Originally Posted by
Dan Druff
The Section 230 talk is often misunderstood.
I don't want to see it repealed. Section 230 protects me and this site, as it disallows treating me as a "publisher", thus protecting me from liability if users here post illegal or libelous content.
However, Republicans make a valid point that Twitter and other large social media companies ARE turning themselves into publishers, by curating their content for editorial reasons. Thus, if they don't want their platform to distribute a story about Hunter Biden's laptop, and edit/remove such content because they simply don't like it, then they start to look a lot more like publishers.
Notice that I don't do that here. I have never once removed content about politics or current events I disagree with.
Of course, a site owner should always have the right to remove material which violates internal rules -- such as illegal material or harassment.

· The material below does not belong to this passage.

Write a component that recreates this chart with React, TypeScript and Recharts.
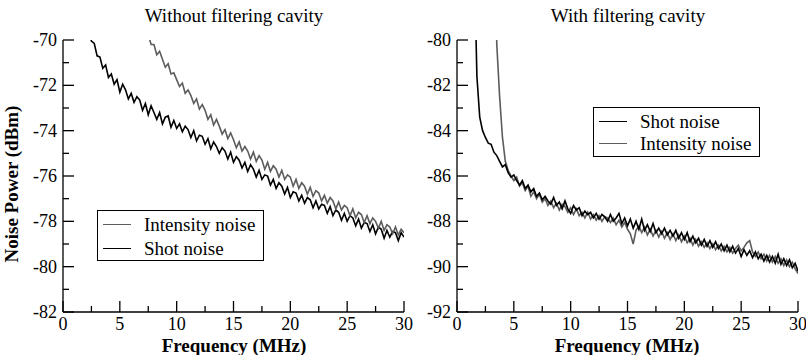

However, removing material based upon political affiliation does start to make one look a lot more like an actual publisher.
Now, I still think people should have the right to put up their own forum where they censor ideologically. I don't agree with running forums that way, but I don't think that should strip people of their section 230 protections.
However, there's a large difference between a hugely influential platform like Twitter, and an 8th tier poker forum.
I think Section 230 needs to be modified, clearly defining the difference between large social media and everything else, and then making two sets of rules -- one for the smaller, specialty sites, and one for the large, influential sites.
I think that would fix it. Basically tie the large sites having Section 230 protection to the fair and equitable treatment of political censorship, sort of along the lines of the now-antiquated Fairness Doctrine for TV and radio from several decades ago.